→ **ENTRIES SHOWN**

<<<<

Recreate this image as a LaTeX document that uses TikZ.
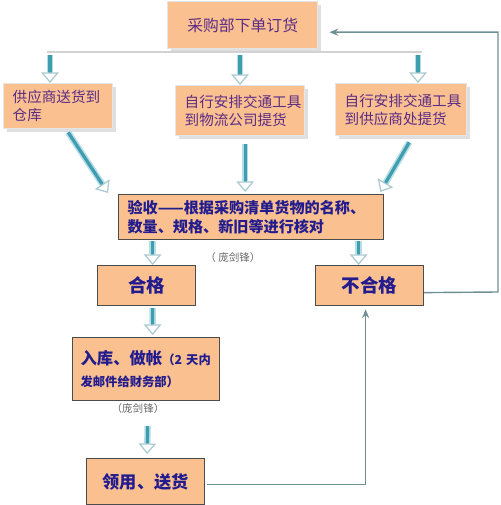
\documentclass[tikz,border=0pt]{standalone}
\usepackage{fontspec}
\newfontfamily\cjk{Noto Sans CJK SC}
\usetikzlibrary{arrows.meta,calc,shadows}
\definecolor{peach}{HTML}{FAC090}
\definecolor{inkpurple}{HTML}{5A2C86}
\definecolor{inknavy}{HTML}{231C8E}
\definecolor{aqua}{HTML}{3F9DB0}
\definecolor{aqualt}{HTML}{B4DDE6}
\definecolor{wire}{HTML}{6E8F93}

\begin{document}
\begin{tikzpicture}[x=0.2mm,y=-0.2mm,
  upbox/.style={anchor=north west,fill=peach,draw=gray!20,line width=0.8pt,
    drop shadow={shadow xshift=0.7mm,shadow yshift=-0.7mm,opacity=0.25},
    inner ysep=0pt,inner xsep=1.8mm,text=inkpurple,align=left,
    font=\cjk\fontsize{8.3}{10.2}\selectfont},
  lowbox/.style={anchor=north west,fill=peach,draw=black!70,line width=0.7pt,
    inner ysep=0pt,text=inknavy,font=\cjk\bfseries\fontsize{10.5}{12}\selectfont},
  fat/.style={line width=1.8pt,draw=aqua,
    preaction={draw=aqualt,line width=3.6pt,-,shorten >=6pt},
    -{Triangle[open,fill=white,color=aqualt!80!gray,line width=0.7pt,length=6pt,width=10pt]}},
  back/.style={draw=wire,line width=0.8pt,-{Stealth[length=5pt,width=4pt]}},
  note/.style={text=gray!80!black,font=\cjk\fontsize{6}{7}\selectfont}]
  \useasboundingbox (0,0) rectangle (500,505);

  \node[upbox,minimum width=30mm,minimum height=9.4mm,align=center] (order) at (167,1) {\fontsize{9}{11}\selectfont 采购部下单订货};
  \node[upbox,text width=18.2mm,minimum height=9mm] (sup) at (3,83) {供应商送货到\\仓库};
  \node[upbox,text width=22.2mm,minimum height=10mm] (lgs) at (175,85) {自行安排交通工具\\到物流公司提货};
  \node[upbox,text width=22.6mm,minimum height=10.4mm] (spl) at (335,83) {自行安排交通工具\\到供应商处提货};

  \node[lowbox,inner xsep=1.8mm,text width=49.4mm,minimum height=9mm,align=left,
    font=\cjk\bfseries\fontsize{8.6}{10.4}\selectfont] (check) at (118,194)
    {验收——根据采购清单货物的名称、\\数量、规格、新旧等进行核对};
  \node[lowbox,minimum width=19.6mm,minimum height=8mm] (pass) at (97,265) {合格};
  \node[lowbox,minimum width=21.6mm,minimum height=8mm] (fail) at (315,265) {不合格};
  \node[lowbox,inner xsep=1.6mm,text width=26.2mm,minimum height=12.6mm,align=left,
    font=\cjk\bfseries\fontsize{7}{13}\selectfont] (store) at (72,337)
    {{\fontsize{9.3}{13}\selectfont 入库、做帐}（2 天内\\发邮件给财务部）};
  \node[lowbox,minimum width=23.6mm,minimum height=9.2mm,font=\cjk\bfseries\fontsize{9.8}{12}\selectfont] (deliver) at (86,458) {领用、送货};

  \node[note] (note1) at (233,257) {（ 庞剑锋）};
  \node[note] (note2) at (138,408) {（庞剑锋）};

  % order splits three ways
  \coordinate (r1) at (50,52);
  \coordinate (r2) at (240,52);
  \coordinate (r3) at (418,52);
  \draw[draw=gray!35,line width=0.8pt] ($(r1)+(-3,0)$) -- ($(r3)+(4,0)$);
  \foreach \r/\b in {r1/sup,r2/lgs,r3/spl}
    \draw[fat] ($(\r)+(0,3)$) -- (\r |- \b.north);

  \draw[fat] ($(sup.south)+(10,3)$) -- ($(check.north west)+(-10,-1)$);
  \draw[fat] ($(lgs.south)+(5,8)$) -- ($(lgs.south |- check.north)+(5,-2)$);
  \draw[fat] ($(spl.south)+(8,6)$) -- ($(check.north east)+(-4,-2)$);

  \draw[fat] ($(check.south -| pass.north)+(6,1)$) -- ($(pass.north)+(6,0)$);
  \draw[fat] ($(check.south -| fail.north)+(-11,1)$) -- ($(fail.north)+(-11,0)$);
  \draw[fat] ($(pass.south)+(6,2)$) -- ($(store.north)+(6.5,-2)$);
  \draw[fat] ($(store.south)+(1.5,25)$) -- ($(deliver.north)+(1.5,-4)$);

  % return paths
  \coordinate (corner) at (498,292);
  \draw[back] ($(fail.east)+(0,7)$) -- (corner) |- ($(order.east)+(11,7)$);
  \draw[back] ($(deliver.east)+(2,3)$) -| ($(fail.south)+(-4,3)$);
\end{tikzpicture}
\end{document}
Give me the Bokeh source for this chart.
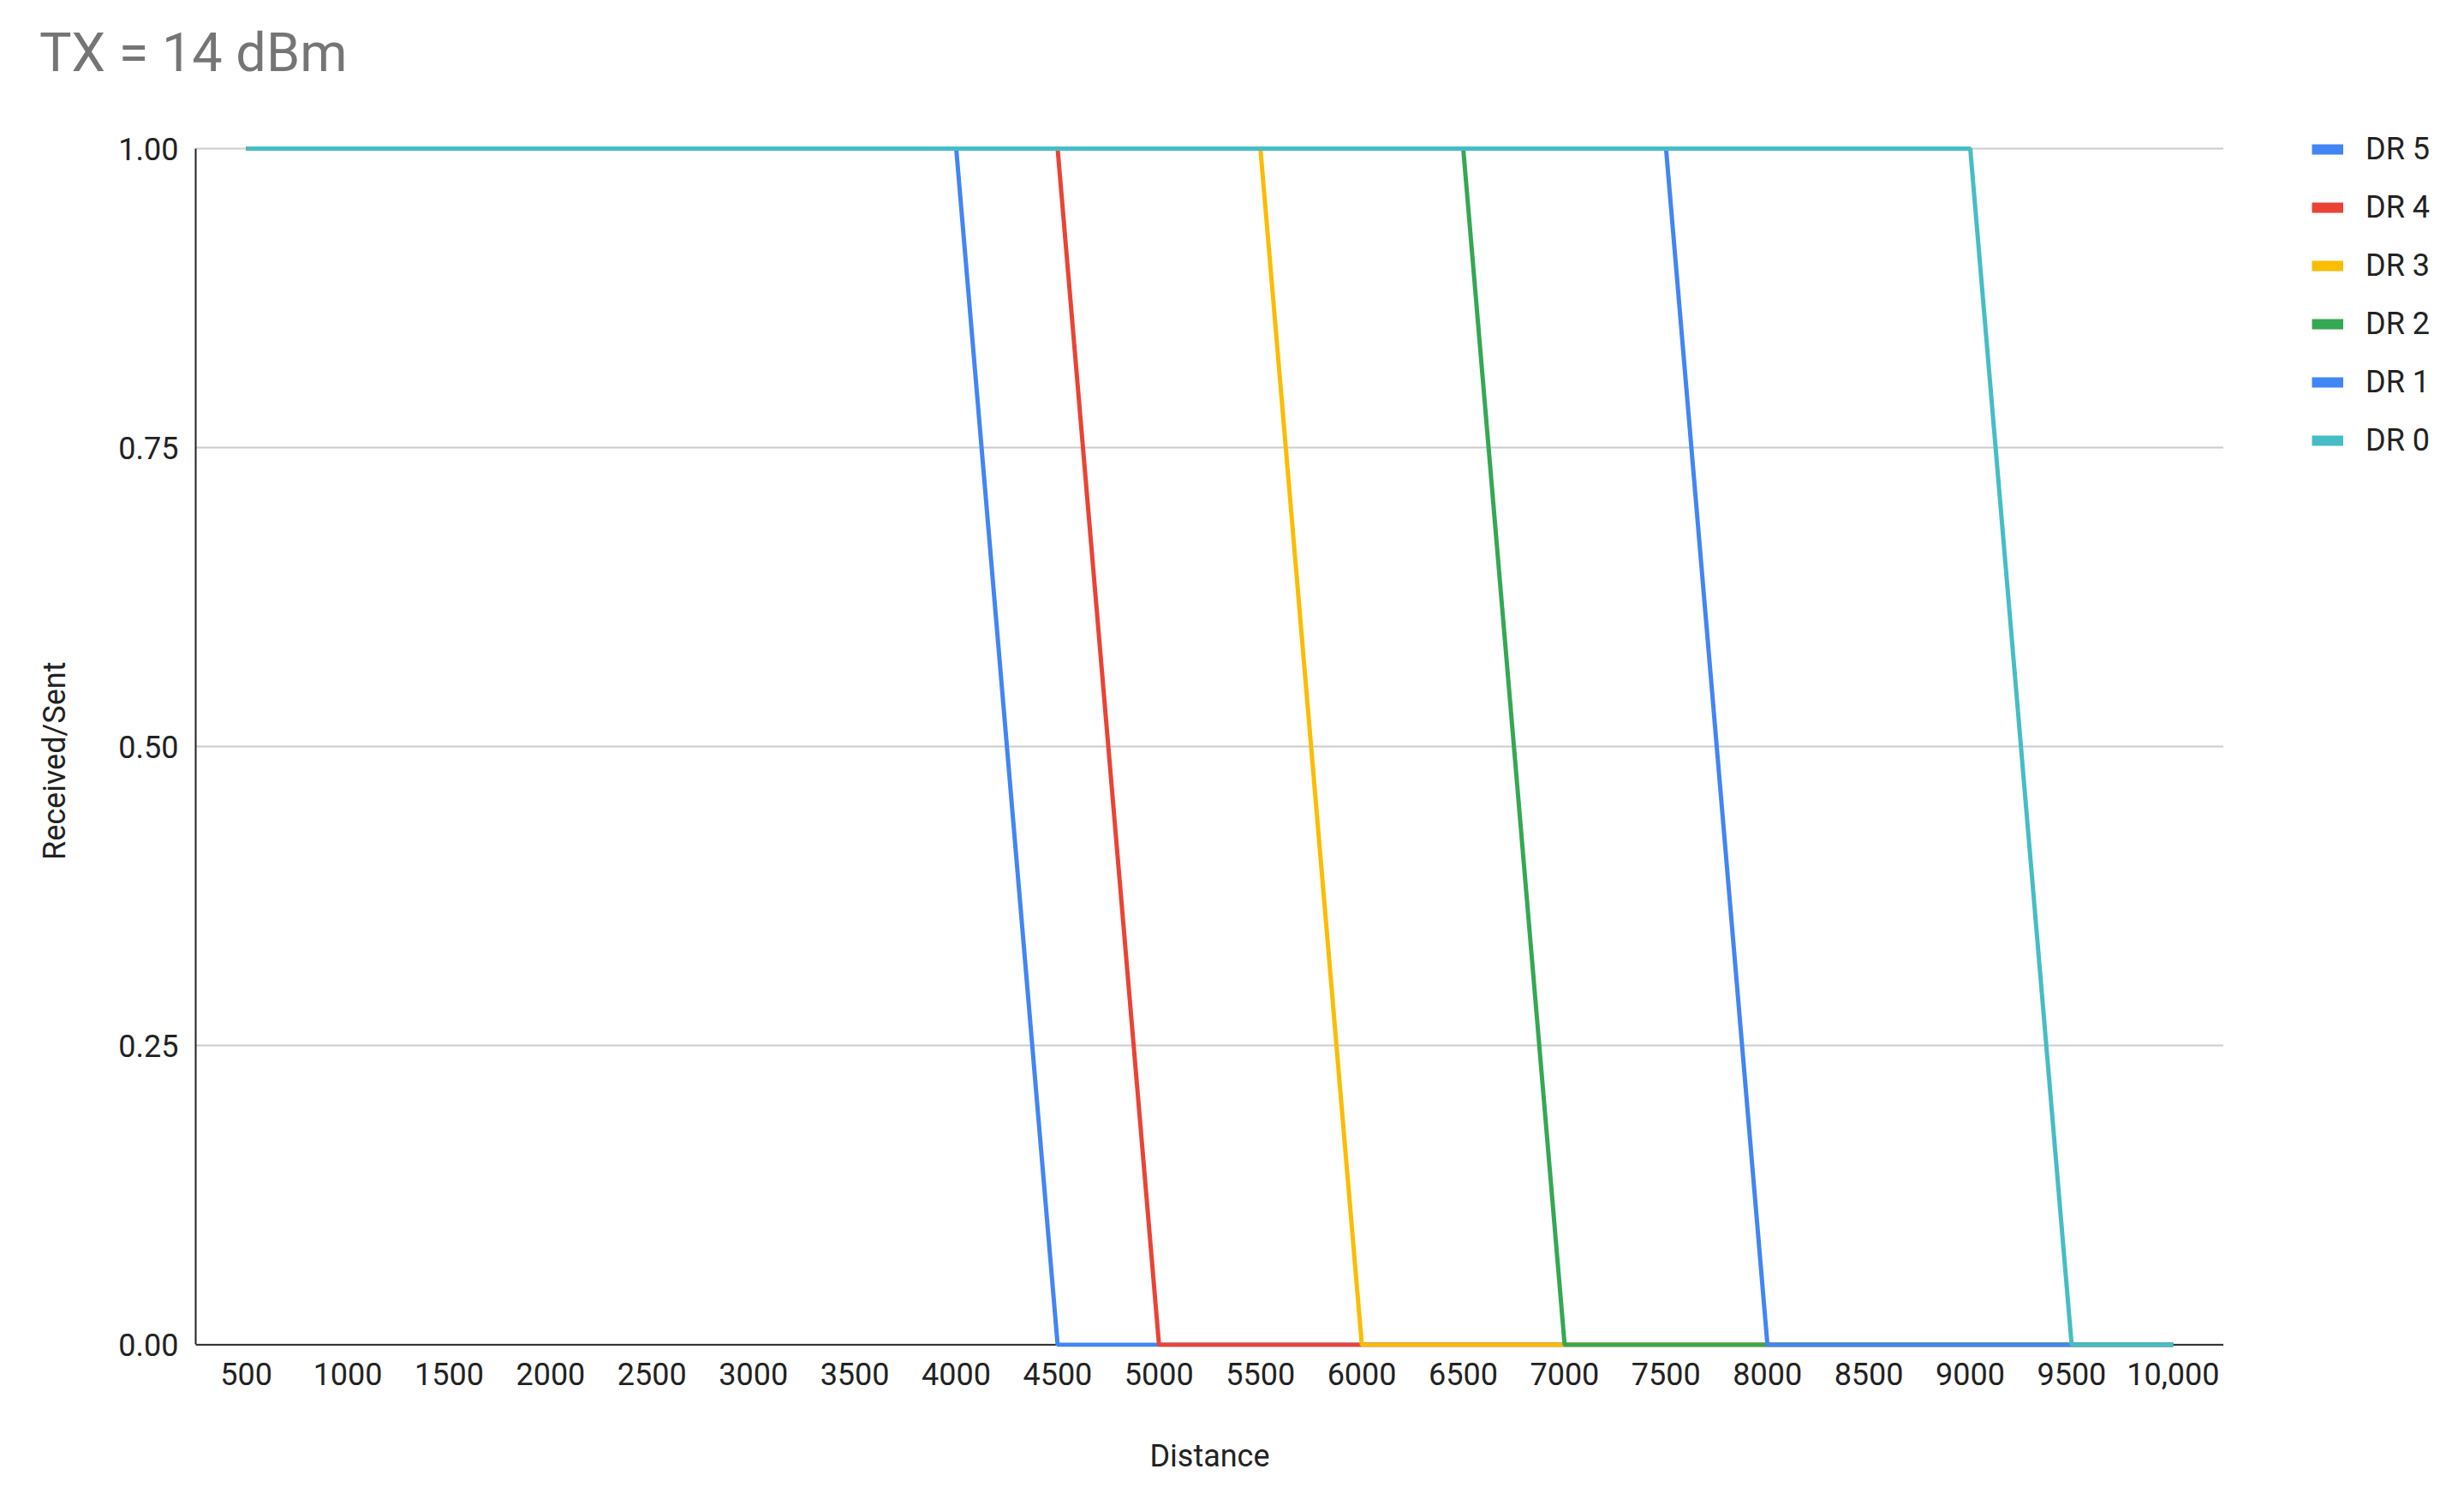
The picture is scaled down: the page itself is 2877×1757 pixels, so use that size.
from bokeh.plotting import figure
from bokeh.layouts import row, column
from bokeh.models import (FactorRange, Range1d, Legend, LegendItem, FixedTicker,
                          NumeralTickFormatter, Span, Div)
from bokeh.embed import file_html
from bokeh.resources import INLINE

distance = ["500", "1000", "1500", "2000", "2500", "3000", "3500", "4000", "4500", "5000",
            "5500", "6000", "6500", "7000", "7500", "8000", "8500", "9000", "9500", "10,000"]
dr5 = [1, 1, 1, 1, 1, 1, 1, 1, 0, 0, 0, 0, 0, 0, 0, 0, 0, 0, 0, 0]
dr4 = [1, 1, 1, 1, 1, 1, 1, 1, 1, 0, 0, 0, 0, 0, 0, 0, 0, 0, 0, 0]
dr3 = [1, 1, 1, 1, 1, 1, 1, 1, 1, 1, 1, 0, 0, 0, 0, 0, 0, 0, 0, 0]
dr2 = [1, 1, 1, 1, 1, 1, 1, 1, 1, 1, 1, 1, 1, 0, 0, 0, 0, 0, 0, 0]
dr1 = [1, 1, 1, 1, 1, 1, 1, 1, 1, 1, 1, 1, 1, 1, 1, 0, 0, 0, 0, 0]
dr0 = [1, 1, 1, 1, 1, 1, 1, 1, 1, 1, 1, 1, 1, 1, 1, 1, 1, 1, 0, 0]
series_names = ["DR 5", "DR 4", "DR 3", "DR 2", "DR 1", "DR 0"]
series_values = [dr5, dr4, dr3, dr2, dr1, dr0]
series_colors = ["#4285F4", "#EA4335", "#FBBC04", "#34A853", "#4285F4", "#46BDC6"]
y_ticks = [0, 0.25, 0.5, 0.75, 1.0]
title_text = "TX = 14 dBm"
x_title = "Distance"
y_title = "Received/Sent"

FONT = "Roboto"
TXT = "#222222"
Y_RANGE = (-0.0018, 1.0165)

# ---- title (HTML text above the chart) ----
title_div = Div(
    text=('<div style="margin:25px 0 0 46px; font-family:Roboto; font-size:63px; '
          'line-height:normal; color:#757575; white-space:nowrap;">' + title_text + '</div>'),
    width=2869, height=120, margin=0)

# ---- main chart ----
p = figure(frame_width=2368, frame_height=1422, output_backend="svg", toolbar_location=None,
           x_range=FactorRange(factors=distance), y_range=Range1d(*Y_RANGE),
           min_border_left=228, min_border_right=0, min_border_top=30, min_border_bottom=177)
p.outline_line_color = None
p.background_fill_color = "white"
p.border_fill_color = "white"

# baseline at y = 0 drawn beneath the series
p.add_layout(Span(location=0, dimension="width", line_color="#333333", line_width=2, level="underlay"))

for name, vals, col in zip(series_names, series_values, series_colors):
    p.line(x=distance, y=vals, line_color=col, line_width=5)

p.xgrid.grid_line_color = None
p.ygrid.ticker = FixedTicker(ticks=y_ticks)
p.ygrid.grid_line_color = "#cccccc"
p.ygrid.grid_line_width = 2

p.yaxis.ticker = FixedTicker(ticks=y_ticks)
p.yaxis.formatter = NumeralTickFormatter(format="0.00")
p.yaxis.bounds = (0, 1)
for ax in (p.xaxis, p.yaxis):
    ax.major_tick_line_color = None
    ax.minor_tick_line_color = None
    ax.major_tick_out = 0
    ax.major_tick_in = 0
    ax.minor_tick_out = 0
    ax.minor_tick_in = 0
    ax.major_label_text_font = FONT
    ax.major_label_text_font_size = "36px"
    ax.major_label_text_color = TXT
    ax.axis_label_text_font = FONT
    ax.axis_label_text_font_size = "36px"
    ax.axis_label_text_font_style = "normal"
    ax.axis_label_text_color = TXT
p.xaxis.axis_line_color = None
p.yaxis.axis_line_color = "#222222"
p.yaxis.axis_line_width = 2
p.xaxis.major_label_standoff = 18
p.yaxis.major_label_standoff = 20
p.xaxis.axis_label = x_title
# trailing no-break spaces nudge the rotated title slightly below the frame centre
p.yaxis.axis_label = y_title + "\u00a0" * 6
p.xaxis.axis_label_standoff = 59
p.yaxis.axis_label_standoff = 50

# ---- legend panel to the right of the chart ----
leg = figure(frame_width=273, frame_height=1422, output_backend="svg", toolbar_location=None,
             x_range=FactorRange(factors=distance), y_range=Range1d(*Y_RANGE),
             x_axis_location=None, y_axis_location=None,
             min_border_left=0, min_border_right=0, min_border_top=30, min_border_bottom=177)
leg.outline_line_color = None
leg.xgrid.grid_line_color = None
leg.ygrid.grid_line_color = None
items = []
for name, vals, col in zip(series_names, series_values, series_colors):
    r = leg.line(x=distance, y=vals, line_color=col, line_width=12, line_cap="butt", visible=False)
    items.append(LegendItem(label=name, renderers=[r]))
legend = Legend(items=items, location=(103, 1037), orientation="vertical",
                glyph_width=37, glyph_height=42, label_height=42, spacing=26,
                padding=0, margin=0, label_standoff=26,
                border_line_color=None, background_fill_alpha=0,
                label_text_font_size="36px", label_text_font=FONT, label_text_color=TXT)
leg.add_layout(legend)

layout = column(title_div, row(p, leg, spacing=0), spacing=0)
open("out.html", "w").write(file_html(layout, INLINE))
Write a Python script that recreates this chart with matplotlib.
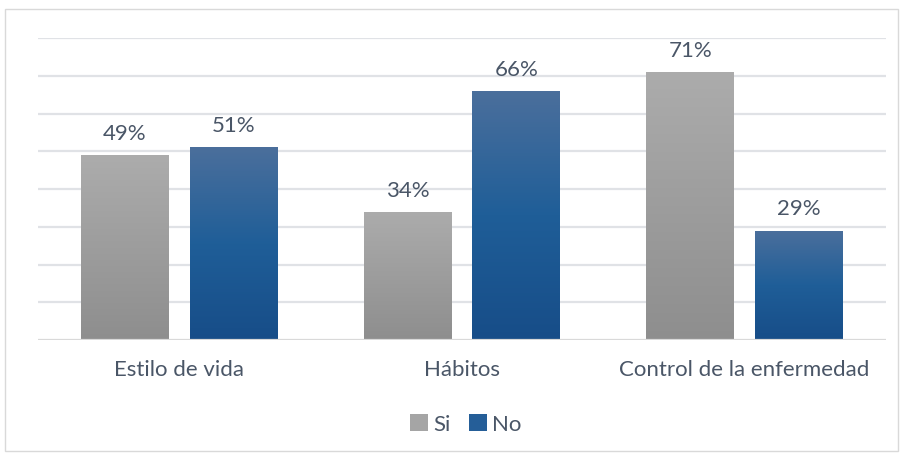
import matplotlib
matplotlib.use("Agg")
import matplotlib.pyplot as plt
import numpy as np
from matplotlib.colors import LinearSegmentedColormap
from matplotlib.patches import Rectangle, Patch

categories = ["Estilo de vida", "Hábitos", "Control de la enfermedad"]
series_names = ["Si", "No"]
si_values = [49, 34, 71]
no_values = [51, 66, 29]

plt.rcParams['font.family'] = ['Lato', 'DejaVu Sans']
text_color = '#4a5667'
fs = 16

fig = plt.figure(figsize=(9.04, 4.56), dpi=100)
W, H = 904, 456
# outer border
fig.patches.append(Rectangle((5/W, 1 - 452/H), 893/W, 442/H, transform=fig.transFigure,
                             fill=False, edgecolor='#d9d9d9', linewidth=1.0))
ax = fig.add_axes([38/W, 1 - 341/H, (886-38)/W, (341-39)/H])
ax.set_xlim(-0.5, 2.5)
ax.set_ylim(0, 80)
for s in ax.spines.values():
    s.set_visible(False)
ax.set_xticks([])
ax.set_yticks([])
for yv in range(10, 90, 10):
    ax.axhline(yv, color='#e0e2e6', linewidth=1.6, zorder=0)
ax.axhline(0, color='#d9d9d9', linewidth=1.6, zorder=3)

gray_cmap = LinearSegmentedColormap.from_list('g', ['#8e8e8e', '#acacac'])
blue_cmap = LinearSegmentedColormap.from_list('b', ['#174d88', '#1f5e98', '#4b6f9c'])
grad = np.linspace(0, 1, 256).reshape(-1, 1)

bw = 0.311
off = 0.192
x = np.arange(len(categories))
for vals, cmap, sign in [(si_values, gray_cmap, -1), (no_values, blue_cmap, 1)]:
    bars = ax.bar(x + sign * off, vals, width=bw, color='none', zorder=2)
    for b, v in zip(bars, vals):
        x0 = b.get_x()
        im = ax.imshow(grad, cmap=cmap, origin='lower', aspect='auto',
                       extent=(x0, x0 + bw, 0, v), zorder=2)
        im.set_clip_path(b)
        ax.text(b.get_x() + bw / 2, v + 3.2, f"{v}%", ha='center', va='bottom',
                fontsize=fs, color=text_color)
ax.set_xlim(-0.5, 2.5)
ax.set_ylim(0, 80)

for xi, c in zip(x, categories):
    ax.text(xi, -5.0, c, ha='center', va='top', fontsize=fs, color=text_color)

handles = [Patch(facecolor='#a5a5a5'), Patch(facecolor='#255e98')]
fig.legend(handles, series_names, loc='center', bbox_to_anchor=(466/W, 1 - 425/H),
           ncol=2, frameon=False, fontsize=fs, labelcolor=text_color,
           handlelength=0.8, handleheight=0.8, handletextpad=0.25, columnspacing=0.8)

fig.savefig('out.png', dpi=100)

>>>>

→ **SET PROBLEM**
From the listing above, copy all lines holding the word "this".

→ **RESPONSE BELOW**
Recreate this image as a LaTeX document that uses TikZ.
Give me the Bokeh source for this chart.
Write a Python script that recreates this chart with matplotlib.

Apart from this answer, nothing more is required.